Tuesday, 23 December 2014

N. Korea's Internet links restored amid U.S. hacking dispute

North Korea, at the center of a confrontation with the United States over the hacking of Sony Pictures, experienced a complete Internet outage for hours before links were restored on Tuesday, but U.S. officials said Washington was not involved.
U.S.-based Dyn, a company that monitors Internet infrastructure, said the reason for the outage was not known but could range from technological glitches to a hacking attack. Several U.S. officials close to the investigations of the attack on Sony Pictures said the U.S. government had not taken any cyber action against Pyongyang.
U.S. President Barack Obama had vowed on Friday to respond to the major cyberattack, which he blamed on North Korea, "in a place and time and manner that we choose."
Dyn said North Korea's Internet links were unstable on Monday and the country later went completely offline.

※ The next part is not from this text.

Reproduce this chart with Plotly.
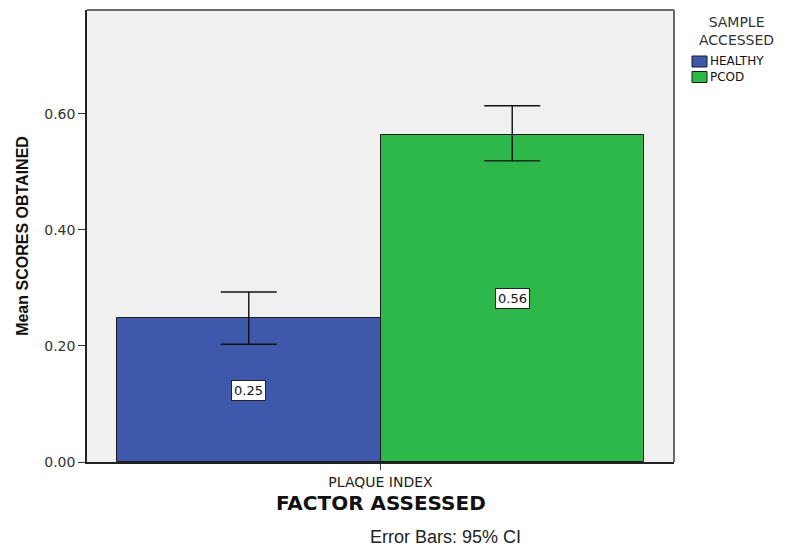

Links were restored at 0146 GMT on Tuesday, and the possibilities for the outage could be attacks by individuals, a hardware failure, or even that it was done by North Korea itself, experts said.
Matthew Prince, CEO of U.S.-based Cloud Flare which protects websites from web-based attacks, said the fact that North Korea's Internet was back up ‘is pretty good evidence that the outage wasn't caused by a state-sponsored attack, otherwise it'd likely still be down for the count’.
Almost all of North Korea's Internet links and traffic pass through China and it dismissed any suggestion that it was involved as ‘irresponsible’.


Meanwhile, South Korea, which remains technically at war with the North, said it could not rule out the involvement of its isolated neighbour in a cyberattack on its nuclear power plant operator. It said only non-critical data was stolen and operations were not at risk, but had asked for U.S. help in investigating.